### DO THIS:
Write out, unaltered, each line from the top of the records below down to the line where "x_scale = alt.Scale(domain=[0, 100], nice=False, zero=True)" appears, that line included.

### Items from a dataset:
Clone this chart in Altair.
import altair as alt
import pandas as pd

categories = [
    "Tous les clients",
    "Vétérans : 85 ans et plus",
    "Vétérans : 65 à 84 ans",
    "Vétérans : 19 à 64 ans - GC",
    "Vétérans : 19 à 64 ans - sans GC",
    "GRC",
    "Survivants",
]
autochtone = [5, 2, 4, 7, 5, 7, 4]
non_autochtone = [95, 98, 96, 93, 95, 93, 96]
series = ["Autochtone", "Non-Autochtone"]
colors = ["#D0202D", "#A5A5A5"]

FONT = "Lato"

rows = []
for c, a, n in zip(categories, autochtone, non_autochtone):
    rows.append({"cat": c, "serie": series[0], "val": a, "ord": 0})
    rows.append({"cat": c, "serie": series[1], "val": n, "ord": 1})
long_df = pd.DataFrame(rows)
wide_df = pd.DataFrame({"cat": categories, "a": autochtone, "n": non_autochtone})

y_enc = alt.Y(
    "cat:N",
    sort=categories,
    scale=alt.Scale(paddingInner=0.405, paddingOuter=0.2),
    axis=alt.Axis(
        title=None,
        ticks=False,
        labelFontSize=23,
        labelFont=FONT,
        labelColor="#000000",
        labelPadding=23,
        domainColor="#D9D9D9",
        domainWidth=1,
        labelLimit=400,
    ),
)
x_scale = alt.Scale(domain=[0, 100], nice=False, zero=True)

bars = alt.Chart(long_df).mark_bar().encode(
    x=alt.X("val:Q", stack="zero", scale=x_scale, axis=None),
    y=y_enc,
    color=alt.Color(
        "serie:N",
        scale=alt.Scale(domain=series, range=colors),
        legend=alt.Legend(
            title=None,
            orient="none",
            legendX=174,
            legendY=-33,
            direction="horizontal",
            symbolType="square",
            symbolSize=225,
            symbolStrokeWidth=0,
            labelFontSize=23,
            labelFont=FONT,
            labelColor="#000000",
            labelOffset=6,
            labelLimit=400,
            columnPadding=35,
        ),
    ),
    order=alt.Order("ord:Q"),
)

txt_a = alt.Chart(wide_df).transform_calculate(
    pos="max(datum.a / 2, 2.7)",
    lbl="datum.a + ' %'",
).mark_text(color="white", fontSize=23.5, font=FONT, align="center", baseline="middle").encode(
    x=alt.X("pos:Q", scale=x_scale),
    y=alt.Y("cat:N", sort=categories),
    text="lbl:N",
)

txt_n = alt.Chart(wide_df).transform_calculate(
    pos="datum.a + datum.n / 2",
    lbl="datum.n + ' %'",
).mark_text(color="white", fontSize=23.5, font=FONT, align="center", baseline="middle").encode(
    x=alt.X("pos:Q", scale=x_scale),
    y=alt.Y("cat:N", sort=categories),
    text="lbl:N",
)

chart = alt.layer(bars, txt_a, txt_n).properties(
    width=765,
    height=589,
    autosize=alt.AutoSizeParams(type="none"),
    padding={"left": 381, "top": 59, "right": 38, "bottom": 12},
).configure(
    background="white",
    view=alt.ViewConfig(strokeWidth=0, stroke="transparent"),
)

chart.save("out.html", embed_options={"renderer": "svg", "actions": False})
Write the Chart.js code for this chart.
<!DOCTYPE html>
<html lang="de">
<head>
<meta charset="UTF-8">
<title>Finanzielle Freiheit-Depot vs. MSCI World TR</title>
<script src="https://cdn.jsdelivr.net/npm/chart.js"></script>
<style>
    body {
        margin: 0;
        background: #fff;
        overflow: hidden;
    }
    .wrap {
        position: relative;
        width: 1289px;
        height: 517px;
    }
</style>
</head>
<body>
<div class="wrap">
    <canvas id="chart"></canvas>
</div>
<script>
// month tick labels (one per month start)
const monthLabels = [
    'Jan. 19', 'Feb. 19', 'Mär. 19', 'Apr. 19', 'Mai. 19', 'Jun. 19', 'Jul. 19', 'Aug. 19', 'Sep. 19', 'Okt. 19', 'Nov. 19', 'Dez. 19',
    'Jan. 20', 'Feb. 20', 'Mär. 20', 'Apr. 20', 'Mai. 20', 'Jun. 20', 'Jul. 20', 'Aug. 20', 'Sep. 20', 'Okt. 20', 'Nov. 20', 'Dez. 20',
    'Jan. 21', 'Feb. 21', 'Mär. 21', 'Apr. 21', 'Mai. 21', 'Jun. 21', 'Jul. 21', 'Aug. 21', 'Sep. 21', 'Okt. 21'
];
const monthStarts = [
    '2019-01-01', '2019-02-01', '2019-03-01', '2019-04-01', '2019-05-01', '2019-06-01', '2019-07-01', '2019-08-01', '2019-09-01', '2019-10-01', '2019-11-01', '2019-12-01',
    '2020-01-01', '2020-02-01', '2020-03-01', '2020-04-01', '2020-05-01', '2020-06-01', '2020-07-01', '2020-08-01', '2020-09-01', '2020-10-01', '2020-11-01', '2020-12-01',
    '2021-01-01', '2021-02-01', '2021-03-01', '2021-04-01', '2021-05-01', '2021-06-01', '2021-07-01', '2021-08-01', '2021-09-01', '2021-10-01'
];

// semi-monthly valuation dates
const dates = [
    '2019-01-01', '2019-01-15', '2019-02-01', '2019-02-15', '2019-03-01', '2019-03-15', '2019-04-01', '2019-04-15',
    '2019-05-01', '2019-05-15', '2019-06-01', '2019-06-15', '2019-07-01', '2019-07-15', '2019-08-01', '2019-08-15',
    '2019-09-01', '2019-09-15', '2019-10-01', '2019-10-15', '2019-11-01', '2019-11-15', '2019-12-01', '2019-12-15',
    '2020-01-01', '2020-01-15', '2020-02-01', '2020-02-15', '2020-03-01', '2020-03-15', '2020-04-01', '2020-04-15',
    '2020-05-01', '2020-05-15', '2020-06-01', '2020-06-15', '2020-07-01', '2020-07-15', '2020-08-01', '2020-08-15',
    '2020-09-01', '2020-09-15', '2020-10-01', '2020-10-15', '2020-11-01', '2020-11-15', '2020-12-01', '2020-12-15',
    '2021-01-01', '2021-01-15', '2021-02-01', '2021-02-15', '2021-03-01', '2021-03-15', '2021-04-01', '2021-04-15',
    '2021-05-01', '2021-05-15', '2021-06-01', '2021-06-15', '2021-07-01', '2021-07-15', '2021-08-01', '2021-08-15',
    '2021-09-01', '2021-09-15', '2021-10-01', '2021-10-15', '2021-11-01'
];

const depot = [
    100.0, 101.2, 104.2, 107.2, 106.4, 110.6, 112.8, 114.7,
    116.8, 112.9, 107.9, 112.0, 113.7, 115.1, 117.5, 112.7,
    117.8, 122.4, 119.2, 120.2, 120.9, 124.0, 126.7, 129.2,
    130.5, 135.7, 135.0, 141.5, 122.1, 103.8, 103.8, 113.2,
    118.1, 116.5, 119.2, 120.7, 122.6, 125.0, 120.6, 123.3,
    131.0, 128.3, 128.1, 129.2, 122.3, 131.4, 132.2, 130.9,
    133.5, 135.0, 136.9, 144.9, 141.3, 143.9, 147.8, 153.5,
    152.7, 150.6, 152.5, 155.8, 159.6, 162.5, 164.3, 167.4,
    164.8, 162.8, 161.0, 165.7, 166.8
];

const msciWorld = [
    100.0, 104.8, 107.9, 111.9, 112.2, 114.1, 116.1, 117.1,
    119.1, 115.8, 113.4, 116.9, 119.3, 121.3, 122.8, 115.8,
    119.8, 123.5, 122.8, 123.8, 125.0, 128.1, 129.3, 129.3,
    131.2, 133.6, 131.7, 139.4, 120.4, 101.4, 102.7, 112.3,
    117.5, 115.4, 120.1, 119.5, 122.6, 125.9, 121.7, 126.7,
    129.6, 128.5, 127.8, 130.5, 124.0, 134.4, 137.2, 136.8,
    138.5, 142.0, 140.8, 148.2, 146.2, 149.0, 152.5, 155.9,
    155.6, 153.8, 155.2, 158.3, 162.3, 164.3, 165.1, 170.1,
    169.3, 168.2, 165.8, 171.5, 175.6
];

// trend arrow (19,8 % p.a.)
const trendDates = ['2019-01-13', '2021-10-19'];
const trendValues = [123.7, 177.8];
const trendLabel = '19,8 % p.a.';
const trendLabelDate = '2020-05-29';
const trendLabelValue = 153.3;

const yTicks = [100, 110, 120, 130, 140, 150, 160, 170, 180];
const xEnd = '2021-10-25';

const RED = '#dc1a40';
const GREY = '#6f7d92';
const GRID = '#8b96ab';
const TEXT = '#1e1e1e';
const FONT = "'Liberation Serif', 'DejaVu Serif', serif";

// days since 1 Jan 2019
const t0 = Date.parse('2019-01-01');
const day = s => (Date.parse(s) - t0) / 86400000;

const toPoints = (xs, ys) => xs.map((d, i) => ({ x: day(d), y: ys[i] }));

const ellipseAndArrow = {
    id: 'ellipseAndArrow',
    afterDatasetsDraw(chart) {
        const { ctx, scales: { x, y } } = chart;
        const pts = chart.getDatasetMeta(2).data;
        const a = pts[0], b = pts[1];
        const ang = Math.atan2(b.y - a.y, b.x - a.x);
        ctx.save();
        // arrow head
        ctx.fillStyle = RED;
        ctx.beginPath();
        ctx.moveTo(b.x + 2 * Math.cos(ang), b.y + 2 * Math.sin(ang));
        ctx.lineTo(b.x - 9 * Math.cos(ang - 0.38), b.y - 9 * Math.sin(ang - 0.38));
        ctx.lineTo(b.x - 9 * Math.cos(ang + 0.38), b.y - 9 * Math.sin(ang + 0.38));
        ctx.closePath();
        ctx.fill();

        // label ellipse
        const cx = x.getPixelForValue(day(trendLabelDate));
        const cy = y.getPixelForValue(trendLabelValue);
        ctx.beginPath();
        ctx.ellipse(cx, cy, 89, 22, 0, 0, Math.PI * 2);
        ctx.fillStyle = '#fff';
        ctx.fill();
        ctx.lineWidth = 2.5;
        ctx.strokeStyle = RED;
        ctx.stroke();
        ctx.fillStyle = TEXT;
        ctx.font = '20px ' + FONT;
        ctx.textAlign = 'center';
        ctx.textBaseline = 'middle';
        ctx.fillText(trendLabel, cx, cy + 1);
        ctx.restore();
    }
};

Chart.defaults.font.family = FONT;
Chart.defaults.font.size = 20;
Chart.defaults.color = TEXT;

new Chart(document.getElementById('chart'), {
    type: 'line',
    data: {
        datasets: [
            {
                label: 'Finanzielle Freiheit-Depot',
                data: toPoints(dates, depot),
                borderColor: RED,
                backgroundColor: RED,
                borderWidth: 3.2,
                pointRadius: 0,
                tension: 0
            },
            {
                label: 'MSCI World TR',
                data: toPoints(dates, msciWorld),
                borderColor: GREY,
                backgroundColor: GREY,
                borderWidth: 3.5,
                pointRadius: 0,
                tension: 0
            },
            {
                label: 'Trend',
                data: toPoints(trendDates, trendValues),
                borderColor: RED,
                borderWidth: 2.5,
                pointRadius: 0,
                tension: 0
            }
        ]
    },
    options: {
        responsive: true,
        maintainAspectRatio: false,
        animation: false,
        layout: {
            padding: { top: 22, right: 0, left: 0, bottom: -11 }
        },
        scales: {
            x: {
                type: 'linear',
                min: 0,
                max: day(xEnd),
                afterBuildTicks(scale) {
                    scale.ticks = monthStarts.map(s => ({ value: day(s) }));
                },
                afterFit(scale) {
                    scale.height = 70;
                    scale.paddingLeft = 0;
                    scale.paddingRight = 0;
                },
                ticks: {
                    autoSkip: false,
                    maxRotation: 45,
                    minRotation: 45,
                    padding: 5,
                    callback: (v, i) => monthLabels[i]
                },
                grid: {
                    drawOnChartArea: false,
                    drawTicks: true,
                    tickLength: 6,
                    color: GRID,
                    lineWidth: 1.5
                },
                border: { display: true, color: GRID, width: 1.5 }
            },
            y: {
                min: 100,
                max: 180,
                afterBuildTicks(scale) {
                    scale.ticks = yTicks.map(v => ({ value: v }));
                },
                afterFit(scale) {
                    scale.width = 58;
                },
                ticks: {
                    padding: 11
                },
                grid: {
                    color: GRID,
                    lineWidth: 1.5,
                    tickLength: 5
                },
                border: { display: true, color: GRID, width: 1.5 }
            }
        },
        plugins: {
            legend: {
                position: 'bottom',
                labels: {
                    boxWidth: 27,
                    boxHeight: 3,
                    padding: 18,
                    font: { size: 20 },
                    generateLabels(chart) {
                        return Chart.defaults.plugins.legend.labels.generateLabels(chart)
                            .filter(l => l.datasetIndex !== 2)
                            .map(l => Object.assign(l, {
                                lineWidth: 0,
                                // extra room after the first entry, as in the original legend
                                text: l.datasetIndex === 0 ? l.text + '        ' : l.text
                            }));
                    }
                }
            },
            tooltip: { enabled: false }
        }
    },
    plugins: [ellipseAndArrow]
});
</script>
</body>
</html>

### REPLY TO THE TASK:
Clone this chart in Altair.
import altair as alt
import pandas as pd

categories = [
    "Tous les clients",
    "Vétérans : 85 ans et plus",
    "Vétérans : 65 à 84 ans",
    "Vétérans : 19 à 64 ans - GC",
    "Vétérans : 19 à 64 ans - sans GC",
    "GRC",
    "Survivants",
]
autochtone = [5, 2, 4, 7, 5, 7, 4]
non_autochtone = [95, 98, 96, 93, 95, 93, 96]
series = ["Autochtone", "Non-Autochtone"]
colors = ["#D0202D", "#A5A5A5"]

FONT = "Lato"

rows = []
for c, a, n in zip(categories, autochtone, non_autochtone):
    rows.append({"cat": c, "serie": series[0], "val": a, "ord": 0})
    rows.append({"cat": c, "serie": series[1], "val": n, "ord": 1})
long_df = pd.DataFrame(rows)
wide_df = pd.DataFrame({"cat": categories, "a": autochtone, "n": non_autochtone})

y_enc = alt.Y(
    "cat:N",
    sort=categories,
    scale=alt.Scale(paddingInner=0.405, paddingOuter=0.2),
    axis=alt.Axis(
        title=None,
        ticks=False,
        labelFontSize=23,
        labelFont=FONT,
        labelColor="#000000",
        labelPadding=23,
        domainColor="#D9D9D9",
        domainWidth=1,
        labelLimit=400,
    ),
)
x_scale = alt.Scale(domain=[0, 100], nice=False, zero=True)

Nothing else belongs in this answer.